Fundamentals of Data Engineering:
Overview of the total data engineering life cycle.
Useful for broadening your understanding beyond the typical transformations and analytics work.
Deep Learning:
Classic textbook overview of deep learning methods.
Quite dense, but a worthwhile read.
Transformers for Machine Learning:
Comprehensive coverage of transformer architectures and techniques.
Transformers have revolutionised ML in the last few years, so it's useful to be particularly familiar with them.
Designing Machine Learning Systems:
Overview of building ML systems end-to-end, which is especially useful for "all-in-one" MLE roles.
The author also maintains an excellent blog.
ML Platform Engineer
Practical MLOps:
Practical guide to MLOps principles and tools, plus case studies.

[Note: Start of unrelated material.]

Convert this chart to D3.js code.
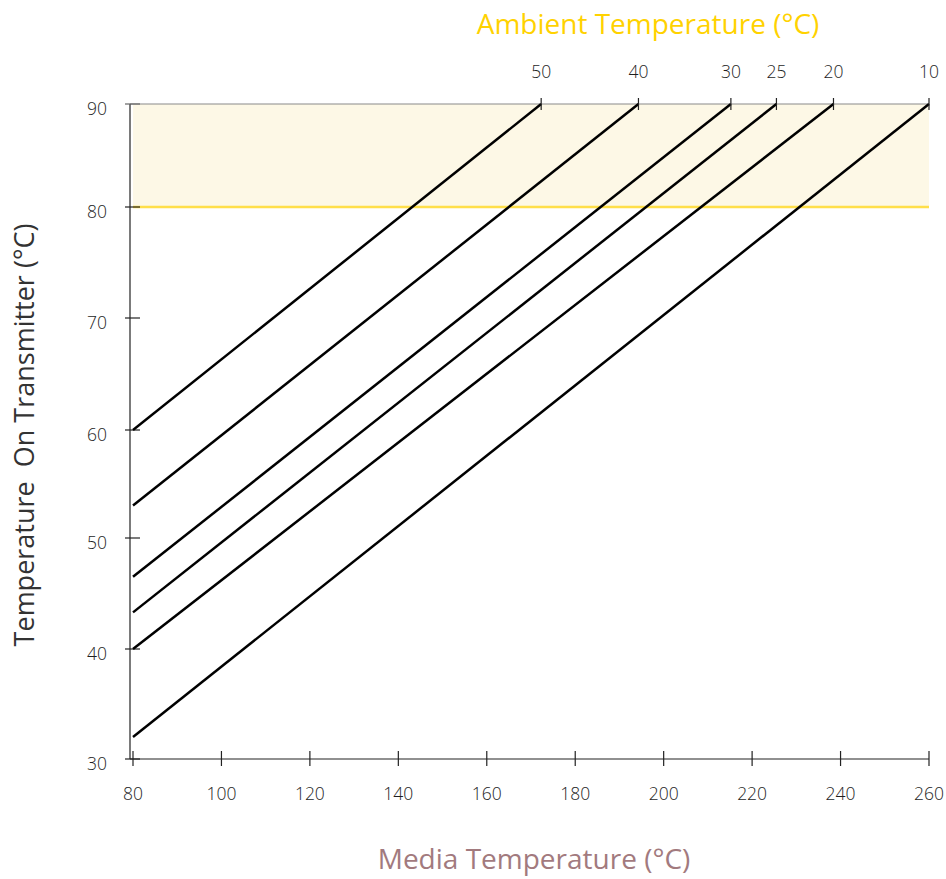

Designing Machine Learning Systems:
Overview of building ML systems end-to-end, rather than just the traditional ML engineering parts.
The author also maintains an excellent blog.
CUDA Programming:
Introduction to parallel programming with CUDA, which is the most popular API for GPU programming.
Data Platform Engineer
Designing Data-Intensive Applications:
Comprehensive overview of data storage and retrieval, distributed systems, and data processing.
This is a must-read for data platform engineers, and one of my favourite technical books.
Fundamentals of Data Engineering:
Overview of the total data engineering life cycle.
Useful for gaining context on the analytics side of data engineering.
Site Reliability Engineering:
Collection of essays on the principles and practices of site reliability engineering.
Particularly useful for infrastructure engineers working on high-scale production systems.
Many possibilities depending on tools and specialty.
FastAPI (early release):
Building services with FastAPI, a popular Python web framework.
Covers general backend principles too, like layered architectures, authentication, testing, and more.
Designing Data-Intensive Applications:
Comprehensive overview of data storage and retrieval, distributed systems, and data processing.
Important for backend engineers working on high-scale data systems, especially on teams without data platform engineers.